Stéphane ne saura jamais ce qui l’a mis dans cet état. Un problème de l’oreille interne oui… Mais pourquoi ?
Des possibles explications de l’accident de plongée immérité
Après un mois de film « avant-arrière et arrière-avant, pause play ralenti etc » … une chose lui revient. Juste avant de sortir de l’eau, il a remis la tête sous l’eau pour se moucher à 2 ou 3 reprises et assez fort. Cela a-t-il pu provoquer l’accident de plongée immérité ou inexpliqué ? Ou alors un yoyo fait le jeudi précédant dans le cadre d’une formation ? Ou alors un petit peu de tout ?
Quoi qu’il en soit, Stéphane précise que, lorsqu’il plonge avec ses binômes, ils ne se quittent jamais avant minimum 1 heure passée à discuter de tout et de rien. Cela est une sage habitude car autrement, il se serait retrouvé sur l’autoroute à 120 km/h au moment des malaises.
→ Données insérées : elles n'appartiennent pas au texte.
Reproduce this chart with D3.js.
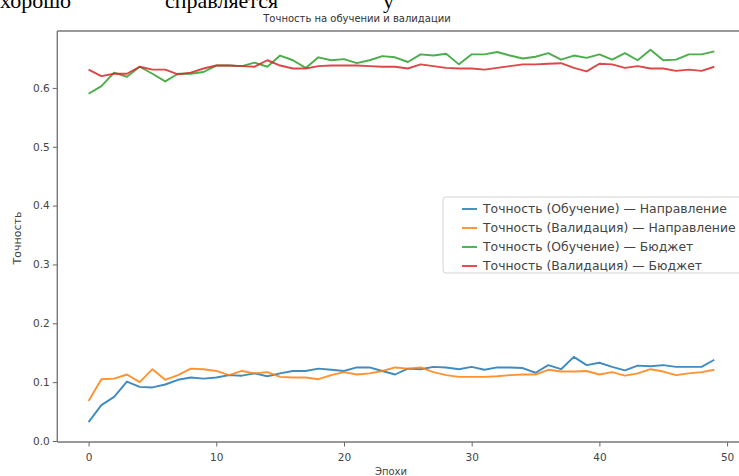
<!DOCTYPE html>
<html>
<head>
<meta charset="utf-8">
<script src="https://cdn.jsdelivr.net/npm/d3@7/dist/d3.min.js"></script>
<style>
  html, body { margin: 0; padding: 0; background: #ffffff; overflow: hidden; }
  svg { display: block; }
</style>
</head>
<body>
<svg id="chart" width="739" height="476"></svg>
<script>
// Epoch indices and per-epoch accuracy for each model head
const epochs = d3.range(50);

const trainDirection = [0.032, 0.061, 0.075, 0.101, 0.092, 0.091, 0.096, 0.104, 0.108, 0.106,
  0.108, 0.112, 0.111, 0.115, 0.110, 0.115, 0.119, 0.119, 0.123, 0.121,
  0.119, 0.125, 0.125, 0.119, 0.113, 0.123, 0.122, 0.126, 0.125, 0.122,
  0.126, 0.121, 0.125, 0.125, 0.124, 0.116, 0.129, 0.122, 0.143, 0.129,
  0.133, 0.126, 0.120, 0.128, 0.127, 0.129, 0.126, 0.126, 0.126, 0.138];

const valDirection = [0.068, 0.105, 0.106, 0.113, 0.100, 0.122, 0.104, 0.112, 0.123, 0.122,
  0.119, 0.112, 0.119, 0.115, 0.117, 0.109, 0.108, 0.108, 0.105, 0.112,
  0.117, 0.113, 0.115, 0.119, 0.125, 0.123, 0.125, 0.117, 0.112, 0.109,
  0.109, 0.109, 0.110, 0.112, 0.113, 0.113, 0.121, 0.118, 0.118, 0.119,
  0.113, 0.117, 0.111, 0.115, 0.122, 0.118, 0.112, 0.115, 0.117, 0.121];

const trainBudget = [0.590, 0.603, 0.626, 0.619, 0.636, 0.624, 0.611, 0.624, 0.624, 0.627,
  0.638, 0.638, 0.637, 0.643, 0.636, 0.655, 0.647, 0.634, 0.652, 0.647,
  0.649, 0.642, 0.647, 0.654, 0.652, 0.644, 0.657, 0.655, 0.658, 0.640,
  0.657, 0.657, 0.661, 0.655, 0.650, 0.653, 0.659, 0.648, 0.655, 0.651,
  0.657, 0.648, 0.659, 0.647, 0.665, 0.647, 0.648, 0.657, 0.657, 0.662];

const valBudget = [0.631, 0.620, 0.624, 0.624, 0.636, 0.631, 0.631, 0.623, 0.626, 0.633,
  0.638, 0.638, 0.637, 0.636, 0.647, 0.638, 0.633, 0.633, 0.637, 0.638,
  0.638, 0.638, 0.637, 0.636, 0.636, 0.633, 0.640, 0.637, 0.634, 0.633,
  0.633, 0.631, 0.634, 0.637, 0.640, 0.640, 0.641, 0.642, 0.634, 0.628,
  0.641, 0.640, 0.634, 0.637, 0.633, 0.633, 0.629, 0.631, 0.629, 0.636];

const seriesNames = [
  "Точность (Обучение) — Направление",
  "Точность (Валидация) — Направление",
  "Точность (Обучение) — Бюджет",
  "Точность (Валидация) — Бюджет"
];
const seriesValues = [trainDirection, valDirection, trainBudget, valBudget];
const seriesColors = ["#1f77b4", "#ff7f0e", "#2ca02c", "#d62728"];

const xTicks = [0, 10, 20, 30, 40, 50];
const yTicks = [0.0, 0.1, 0.2, 0.3, 0.4, 0.5, 0.6];

const titleText = "Точность на обучении и валидации";
const xLabel = "Эпохи";
const yLabel = "Точность";
const pageWords = ["хорошо", "справляется", "у"];

const svg = d3.select("#chart");

// Line of surrounding document text, cut by the top edge
const pageX = [0, 165, 383];
svg.selectAll("text.page")
  .data(pageWords)
  .join("text")
  .attr("class", "page")
  .attr("x", (d, i) => pageX[i])
  .attr("y", 8)
  .attr("font-family", "'Liberation Serif', 'DejaVu Serif', serif")
  .attr("font-size", 22)
  .attr("fill", "#000")
  .text(d => d);

// Plot area
const plot = { left: 57.3, right: 745.6, top: 31, bottom: 442 };

const x = d3.scaleLinear().domain([-2.45, 51.45]).range([plot.left, plot.right]);
const y = d3.scaleLinear().domain([-0.0017, 0.6967]).range([plot.bottom, plot.top]);

const axisColor = "#666";
const tickFont = "'DejaVu Sans', sans-serif";

// X axis
const xAxis = svg.append("g")
  .attr("transform", `translate(0,${plot.bottom})`)
  .call(d3.axisBottom(x).tickValues(xTicks).tickFormat(d3.format("d")).tickSizeOuter(0).tickSize(4.5).tickPadding(7));
xAxis.select(".domain").remove();
xAxis.selectAll("line").attr("stroke", axisColor).attr("stroke-width", 1);
xAxis.selectAll("text").attr("fill", "#444").attr("font-family", tickFont).attr("font-size", 10.5);

// Y axis
const yAxis = svg.append("g")
  .attr("transform", `translate(${plot.left},0)`)
  .call(d3.axisLeft(y).tickValues(yTicks).tickFormat(d3.format(".1f")).tickSizeOuter(0).tickSize(4.5).tickPadding(3));
yAxis.select(".domain").remove();
yAxis.selectAll("line").attr("stroke", axisColor).attr("stroke-width", 1);
yAxis.selectAll("text").attr("fill", "#444").attr("font-family", tickFont).attr("font-size", 10.5);

// Spines (right spine lies beyond the visible area)
const spines = svg.append("g")
  .attr("fill", "none")
  .attr("stroke", "#777")
  .attr("stroke-width", 1.4);
spines.append("line").attr("x1", plot.left).attr("x2", plot.left).attr("y1", plot.top).attr("y2", plot.bottom);
spines.append("line").attr("x1", plot.left).attr("x2", plot.right).attr("y1", plot.bottom).attr("y2", plot.bottom);
spines.append("line").attr("x1", plot.left).attr("x2", plot.right).attr("y1", plot.top).attr("y2", plot.top);

// Series lines
const line = d3.line()
  .x((d, i) => x(epochs[i]))
  .y(d => y(d));

svg.append("g")
  .selectAll("path")
  .data(seriesValues)
  .join("path")
  .attr("fill", "none")
  .attr("stroke", (d, i) => seriesColors[i])
  .attr("stroke-opacity", 0.85)
  .attr("stroke-width", 1.9)
  .attr("stroke-linejoin", "round")
  .attr("d", line);

// Title and axis labels
svg.append("text")
  .attr("x", 357)
  .attr("y", 22)
  .attr("text-anchor", "middle")
  .attr("font-family", tickFont)
  .attr("font-size", 10)
  .attr("fill", "#333")
  .text(titleText);

svg.append("text")
  .attr("x", 391)
  .attr("y", 475)
  .attr("text-anchor", "middle")
  .attr("font-family", tickFont)
  .attr("font-size", 10)
  .attr("fill", "#444")
  .text(xLabel);

svg.append("text")
  .attr("transform", "translate(21,238) rotate(-90)")
  .attr("text-anchor", "middle")
  .attr("font-family", tickFont)
  .attr("font-size", 11)
  .attr("fill", "#444")
  .text(yLabel);

// Legend
const legend = svg.append("g");
legend.append("rect")
  .attr("x", 443).attr("y", 197)
  .attr("width", 310).attr("height", 76)
  .attr("rx", 3)
  .attr("fill", "#fff").attr("fill-opacity", 0.85)
  .attr("stroke", "#d4d4d4").attr("stroke-width", 1);

const rows = legend.selectAll("g.row")
  .data(seriesNames)
  .join("g")
  .attr("class", "row")
  .attr("transform", (d, i) => `translate(0,${209 + i * 19})`);

rows.append("line")
  .attr("x1", 462).attr("x2", 477)
  .attr("y1", 0).attr("y2", 0)
  .attr("stroke", (d, i) => seriesColors[i])
  .attr("stroke-opacity", 0.85)
  .attr("stroke-width", 1.9);

rows.append("text")
  .attr("x", 483)
  .attr("y", 0)
  .attr("dy", "0.35em")
  .attr("font-family", tickFont)
  .attr("font-size", 12.4)
  .attr("fill", "#444")
  .text(d => d);
</script>
</body>
</html>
Stéphane se rend compte aussi du côté sécuritaire de la plongée à deux et ne souhaiterait plus plonger en solo bien qu’il ait suivi la formation adéquate.
Profil de la plongée
– 55 minutes
– Température min 6 degrés / température moyenne 6.7 degrés / température de l’air 9 degrés
– Profondeur max 41.8 mètres 3 minutes / profondeur moyenne 18.1 mètres
– Pression de départ 214.29 Bar / sortie 98.6 Bar / consommation 0.76 Bar minute (normal pour moi).
– 7 minutes 50 pour descendre au 41.80.
– Palier 3 minutes à 3 mètres.
Que peut-on apprendre de l’expérience de Stéphane ?
- Il existe des accidents de plongée dit immérités ou inexpliqués pour lesquels on ne retrouve pas nécessairement la cause.
- Respecter toutes les règles de sécurité ne garanti pas une absence d’accident de plongée (mais diminue les risques)
- Prendre un temps avec ses binômes après la plongée permet un bon moment mais est également une habitude augmentant la réaction face à un accident de plongée.
- Il n’y a pas de honte a avoir un accident de plongée. S’enfermer dans le monde du silence est une réelle mauvaise idée.
- Appeler rapidement les secours est toujours un bon réflex.
NB : comme le soulignait, à raison, un internaute en commentaire de cet article, personne ne mérite d’avoir un accident de plongée. De ce fait, nous devrions très certainement arrêter de parler d’accident de plongée immérité. Et utiliser un vocabulaire plus adéquat comme accident de plongée inexpliqué ou inexplicable. Parce que, bien entendu, personne ne mérite jamais d’avoir un accident de plongée.
Accident de plongée explicable ou non, un accident reste un évènement traumatisant qui peut laisser des séquelles. Nous n’avons qu’une vie, pensons y.